* _PROBLEM REQUIREMENTS_
What is needed is an exact copy of the lines from the one containing "Write the matplotlib code for this chart." to the one containing "from matplotlib.ticker import", both lines included, and no other lines.

* _PROVIDED INFORMATION_
▼

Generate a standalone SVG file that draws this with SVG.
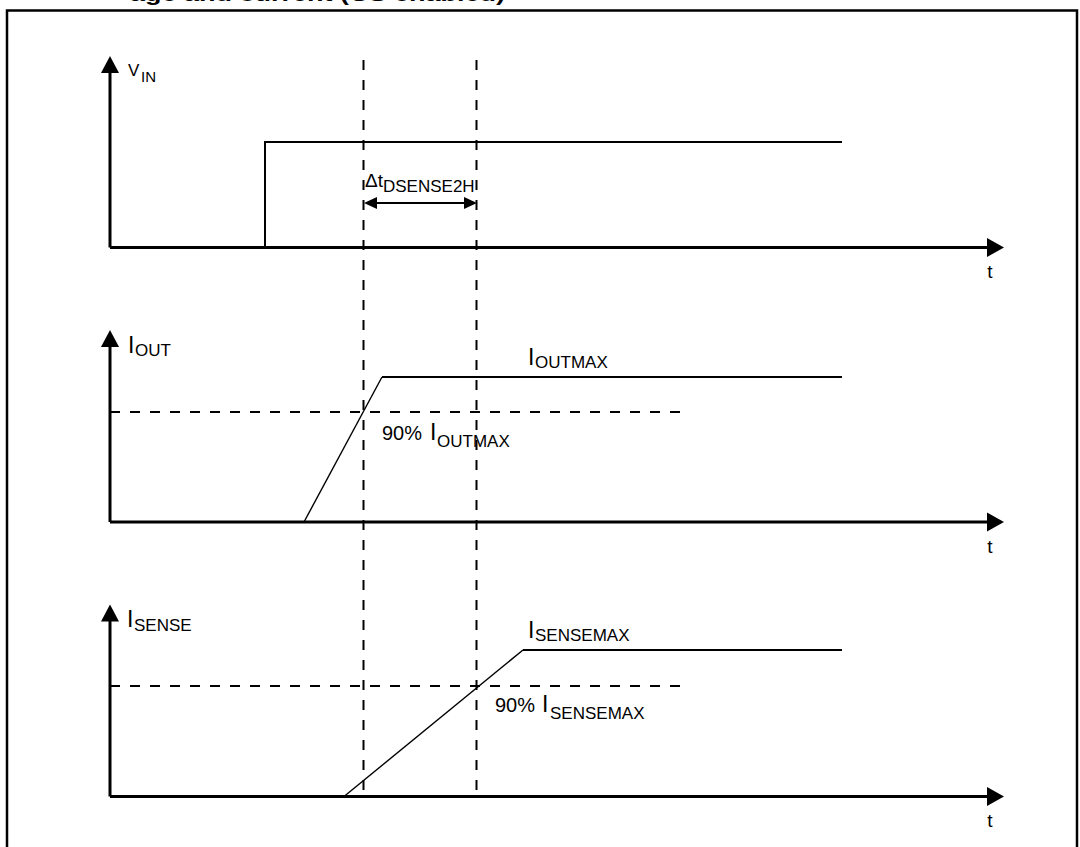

▲
▼

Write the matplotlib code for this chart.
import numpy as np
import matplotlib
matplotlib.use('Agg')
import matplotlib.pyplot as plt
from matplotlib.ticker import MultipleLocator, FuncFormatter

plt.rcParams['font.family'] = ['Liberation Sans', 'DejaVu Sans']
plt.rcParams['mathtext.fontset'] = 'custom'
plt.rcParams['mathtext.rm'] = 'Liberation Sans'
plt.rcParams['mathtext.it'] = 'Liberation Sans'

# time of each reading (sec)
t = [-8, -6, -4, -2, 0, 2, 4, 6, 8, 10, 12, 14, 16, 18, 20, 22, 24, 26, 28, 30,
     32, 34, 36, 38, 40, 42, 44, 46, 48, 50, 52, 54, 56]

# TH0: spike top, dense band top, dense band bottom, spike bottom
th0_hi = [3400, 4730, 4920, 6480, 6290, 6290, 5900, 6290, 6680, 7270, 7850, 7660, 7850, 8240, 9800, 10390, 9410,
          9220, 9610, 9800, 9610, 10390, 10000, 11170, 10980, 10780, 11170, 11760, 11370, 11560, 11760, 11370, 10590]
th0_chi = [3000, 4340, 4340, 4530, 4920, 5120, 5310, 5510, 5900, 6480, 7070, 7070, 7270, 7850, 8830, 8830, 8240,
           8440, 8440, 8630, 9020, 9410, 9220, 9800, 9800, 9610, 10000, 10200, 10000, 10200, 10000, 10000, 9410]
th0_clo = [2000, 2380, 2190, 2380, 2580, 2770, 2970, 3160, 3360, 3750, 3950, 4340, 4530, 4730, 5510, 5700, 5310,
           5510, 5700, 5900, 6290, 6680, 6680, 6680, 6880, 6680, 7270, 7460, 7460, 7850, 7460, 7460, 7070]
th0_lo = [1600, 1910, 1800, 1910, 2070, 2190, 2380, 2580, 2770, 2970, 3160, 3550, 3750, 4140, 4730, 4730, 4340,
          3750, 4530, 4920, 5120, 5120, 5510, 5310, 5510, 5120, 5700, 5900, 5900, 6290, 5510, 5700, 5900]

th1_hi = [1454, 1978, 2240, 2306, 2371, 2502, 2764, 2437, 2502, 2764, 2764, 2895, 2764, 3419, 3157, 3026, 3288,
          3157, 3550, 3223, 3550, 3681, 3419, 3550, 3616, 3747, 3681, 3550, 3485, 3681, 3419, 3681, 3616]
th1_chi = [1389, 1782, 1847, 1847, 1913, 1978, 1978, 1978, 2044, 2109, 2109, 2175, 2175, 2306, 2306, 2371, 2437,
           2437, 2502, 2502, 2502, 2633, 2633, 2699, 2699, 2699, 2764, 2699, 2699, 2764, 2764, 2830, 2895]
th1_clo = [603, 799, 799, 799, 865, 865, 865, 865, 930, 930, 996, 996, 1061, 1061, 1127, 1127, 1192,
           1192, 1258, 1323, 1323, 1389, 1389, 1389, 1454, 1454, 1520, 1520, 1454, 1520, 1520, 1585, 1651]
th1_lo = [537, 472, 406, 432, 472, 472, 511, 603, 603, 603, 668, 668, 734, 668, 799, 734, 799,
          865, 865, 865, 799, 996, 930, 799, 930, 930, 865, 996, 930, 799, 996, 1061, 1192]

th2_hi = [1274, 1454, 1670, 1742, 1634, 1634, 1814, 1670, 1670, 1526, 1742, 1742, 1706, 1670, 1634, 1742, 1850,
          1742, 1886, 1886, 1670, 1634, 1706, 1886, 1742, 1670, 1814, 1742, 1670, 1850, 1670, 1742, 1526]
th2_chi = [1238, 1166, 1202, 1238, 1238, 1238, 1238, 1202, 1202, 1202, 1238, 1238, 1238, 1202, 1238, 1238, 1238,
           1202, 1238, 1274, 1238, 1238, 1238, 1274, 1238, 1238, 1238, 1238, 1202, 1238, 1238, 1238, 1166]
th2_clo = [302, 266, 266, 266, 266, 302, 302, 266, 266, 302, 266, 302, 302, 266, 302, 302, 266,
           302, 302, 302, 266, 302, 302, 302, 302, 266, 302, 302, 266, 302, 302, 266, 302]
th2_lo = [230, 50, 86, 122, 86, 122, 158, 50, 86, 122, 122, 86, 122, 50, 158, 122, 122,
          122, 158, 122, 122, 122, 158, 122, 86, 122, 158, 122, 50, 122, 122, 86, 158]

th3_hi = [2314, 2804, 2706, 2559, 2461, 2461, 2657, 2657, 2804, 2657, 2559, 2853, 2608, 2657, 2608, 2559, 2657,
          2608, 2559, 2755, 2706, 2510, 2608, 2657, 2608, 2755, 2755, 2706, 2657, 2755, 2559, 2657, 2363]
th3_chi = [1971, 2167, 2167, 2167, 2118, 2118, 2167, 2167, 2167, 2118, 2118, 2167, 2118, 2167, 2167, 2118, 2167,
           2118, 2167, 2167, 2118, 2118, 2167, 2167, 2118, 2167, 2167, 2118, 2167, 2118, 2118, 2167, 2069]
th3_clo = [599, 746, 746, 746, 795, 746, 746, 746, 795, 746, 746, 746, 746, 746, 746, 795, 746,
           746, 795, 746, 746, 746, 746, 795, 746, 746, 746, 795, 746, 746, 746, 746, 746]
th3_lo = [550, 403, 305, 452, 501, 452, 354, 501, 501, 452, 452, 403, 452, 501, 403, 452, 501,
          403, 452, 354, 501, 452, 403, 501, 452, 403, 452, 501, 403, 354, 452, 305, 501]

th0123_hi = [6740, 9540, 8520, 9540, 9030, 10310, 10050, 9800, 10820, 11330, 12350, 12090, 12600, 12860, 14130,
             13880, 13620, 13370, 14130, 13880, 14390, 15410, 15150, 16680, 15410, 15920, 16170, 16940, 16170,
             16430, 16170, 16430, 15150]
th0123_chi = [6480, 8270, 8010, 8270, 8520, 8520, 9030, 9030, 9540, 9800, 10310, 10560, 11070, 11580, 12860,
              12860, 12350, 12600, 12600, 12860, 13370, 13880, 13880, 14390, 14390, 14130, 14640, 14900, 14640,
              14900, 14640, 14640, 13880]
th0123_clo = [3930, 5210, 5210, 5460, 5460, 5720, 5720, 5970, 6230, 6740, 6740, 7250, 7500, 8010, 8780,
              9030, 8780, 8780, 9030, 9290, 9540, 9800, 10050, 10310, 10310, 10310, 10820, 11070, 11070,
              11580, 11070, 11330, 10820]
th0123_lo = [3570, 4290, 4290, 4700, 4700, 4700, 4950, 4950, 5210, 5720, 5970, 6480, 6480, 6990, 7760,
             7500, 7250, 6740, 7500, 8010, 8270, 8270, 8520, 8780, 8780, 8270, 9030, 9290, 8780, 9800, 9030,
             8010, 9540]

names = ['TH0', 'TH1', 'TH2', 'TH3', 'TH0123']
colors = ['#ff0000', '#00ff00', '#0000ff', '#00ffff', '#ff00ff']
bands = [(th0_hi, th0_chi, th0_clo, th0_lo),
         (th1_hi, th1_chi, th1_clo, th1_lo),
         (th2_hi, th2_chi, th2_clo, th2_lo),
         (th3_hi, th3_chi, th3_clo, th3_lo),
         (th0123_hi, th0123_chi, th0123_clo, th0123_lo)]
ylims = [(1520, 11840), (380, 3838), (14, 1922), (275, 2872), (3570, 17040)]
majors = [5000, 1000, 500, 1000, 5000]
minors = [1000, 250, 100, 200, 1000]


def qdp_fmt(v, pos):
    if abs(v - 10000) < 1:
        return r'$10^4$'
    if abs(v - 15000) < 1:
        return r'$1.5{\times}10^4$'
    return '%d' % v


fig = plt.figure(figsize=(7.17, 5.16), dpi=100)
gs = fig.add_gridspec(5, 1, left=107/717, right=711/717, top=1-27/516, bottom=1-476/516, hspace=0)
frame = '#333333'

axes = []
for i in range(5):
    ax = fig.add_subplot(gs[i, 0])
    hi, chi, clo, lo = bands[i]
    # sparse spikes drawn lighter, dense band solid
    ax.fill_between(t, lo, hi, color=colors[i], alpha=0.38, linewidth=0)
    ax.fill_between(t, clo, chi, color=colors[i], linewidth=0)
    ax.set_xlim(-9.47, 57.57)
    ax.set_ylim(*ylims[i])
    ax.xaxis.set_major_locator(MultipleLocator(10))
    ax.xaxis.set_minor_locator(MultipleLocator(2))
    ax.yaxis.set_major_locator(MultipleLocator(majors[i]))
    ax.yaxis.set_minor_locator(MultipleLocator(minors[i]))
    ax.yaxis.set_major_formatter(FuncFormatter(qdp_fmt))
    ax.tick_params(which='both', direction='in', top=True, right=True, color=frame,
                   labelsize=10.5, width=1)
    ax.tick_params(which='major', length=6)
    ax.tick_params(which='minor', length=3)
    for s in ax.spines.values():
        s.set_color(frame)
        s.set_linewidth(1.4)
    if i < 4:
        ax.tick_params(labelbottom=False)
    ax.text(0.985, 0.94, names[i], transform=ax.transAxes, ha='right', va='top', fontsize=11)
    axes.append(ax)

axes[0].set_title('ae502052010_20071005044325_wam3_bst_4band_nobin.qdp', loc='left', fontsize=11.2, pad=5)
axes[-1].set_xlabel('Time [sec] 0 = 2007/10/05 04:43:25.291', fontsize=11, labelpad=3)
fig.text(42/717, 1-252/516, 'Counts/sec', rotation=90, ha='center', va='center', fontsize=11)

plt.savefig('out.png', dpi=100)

▲

* _TASK SOLUTION_
Write the matplotlib code for this chart.
import numpy as np
import matplotlib
matplotlib.use('Agg')
import matplotlib.pyplot as plt
from matplotlib.ticker import MultipleLocator, FuncFormatter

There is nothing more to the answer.